/---
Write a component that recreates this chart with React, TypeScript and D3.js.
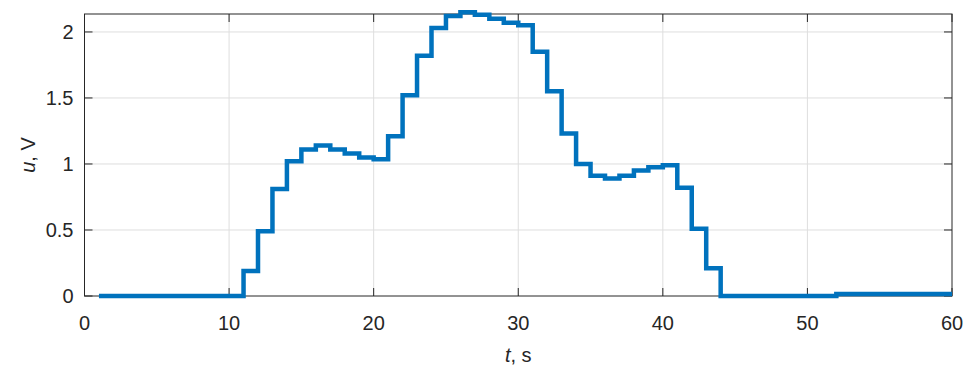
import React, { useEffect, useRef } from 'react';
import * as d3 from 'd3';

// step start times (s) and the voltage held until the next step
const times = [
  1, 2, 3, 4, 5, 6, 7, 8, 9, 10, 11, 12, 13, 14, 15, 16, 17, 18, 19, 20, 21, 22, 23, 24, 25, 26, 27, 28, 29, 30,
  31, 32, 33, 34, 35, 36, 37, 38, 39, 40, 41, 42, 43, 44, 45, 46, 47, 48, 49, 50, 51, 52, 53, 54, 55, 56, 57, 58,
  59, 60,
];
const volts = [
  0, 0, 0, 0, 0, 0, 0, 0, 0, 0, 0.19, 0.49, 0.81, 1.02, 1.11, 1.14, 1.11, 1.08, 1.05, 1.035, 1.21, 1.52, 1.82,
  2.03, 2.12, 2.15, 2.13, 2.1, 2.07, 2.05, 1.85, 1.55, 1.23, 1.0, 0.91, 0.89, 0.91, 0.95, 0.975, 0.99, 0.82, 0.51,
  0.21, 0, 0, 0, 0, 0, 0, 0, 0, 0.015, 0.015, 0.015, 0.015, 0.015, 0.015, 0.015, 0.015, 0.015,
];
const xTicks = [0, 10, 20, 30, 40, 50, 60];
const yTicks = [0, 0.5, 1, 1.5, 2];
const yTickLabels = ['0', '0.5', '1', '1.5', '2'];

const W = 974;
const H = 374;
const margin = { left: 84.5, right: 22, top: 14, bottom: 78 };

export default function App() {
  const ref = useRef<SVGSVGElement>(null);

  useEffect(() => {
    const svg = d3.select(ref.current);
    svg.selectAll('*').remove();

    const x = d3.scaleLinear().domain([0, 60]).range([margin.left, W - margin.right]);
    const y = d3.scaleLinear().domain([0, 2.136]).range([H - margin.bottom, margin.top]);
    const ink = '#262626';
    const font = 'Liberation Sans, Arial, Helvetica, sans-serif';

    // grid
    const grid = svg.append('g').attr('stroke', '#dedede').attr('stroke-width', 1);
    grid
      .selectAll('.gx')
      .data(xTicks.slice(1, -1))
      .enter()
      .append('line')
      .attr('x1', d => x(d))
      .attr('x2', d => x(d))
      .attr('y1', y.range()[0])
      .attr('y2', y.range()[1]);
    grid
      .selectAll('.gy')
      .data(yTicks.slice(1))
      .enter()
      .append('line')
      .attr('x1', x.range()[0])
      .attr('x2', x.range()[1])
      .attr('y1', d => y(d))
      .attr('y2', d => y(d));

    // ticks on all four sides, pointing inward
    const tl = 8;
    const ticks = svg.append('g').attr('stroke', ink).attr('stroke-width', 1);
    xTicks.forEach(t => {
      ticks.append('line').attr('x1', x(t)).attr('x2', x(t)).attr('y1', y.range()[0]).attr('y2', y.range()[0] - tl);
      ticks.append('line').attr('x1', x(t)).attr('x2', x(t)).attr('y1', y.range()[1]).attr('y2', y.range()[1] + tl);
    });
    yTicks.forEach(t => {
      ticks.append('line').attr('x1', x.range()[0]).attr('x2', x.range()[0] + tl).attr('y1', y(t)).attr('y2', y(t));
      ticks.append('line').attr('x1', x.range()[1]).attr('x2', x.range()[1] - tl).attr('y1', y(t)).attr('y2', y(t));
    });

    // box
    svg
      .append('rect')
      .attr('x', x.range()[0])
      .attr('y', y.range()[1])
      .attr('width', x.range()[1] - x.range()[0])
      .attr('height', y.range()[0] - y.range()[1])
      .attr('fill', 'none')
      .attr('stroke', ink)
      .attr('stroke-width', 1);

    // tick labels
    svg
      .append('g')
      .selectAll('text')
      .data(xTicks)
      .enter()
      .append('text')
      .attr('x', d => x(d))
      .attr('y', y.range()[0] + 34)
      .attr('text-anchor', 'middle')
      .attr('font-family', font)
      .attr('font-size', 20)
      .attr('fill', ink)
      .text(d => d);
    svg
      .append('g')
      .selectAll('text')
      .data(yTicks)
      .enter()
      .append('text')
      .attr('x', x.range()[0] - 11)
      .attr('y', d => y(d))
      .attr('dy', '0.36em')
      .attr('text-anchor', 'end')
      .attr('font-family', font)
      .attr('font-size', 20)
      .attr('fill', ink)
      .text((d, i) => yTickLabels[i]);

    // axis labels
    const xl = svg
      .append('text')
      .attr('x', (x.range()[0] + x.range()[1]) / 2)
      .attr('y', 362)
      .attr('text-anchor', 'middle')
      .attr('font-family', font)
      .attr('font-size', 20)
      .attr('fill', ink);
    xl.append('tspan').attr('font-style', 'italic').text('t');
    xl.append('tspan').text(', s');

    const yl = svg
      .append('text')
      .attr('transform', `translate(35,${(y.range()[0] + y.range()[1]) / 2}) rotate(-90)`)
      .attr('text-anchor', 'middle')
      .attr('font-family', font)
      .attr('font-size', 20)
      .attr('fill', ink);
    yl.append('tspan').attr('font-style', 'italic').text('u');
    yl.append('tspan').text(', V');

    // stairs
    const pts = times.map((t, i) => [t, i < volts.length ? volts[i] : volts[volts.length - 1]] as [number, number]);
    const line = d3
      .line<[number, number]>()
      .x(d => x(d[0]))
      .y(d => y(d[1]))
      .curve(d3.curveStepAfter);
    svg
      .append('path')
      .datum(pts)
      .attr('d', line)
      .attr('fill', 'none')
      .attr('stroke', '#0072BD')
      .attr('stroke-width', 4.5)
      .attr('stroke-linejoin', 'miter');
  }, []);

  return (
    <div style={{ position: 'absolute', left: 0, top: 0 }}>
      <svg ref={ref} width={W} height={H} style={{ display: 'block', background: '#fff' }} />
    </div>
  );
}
\---
= What the exercise asks =
Extract, word for word, each line from the top of the data down to and including the line with "import * as d3 from 'd3';"; skip the pictures.

= Problem solution =
Write a component that recreates this chart with React, TypeScript and D3.js.
import React, { useEffect, useRef } from 'react';
import * as d3 from 'd3';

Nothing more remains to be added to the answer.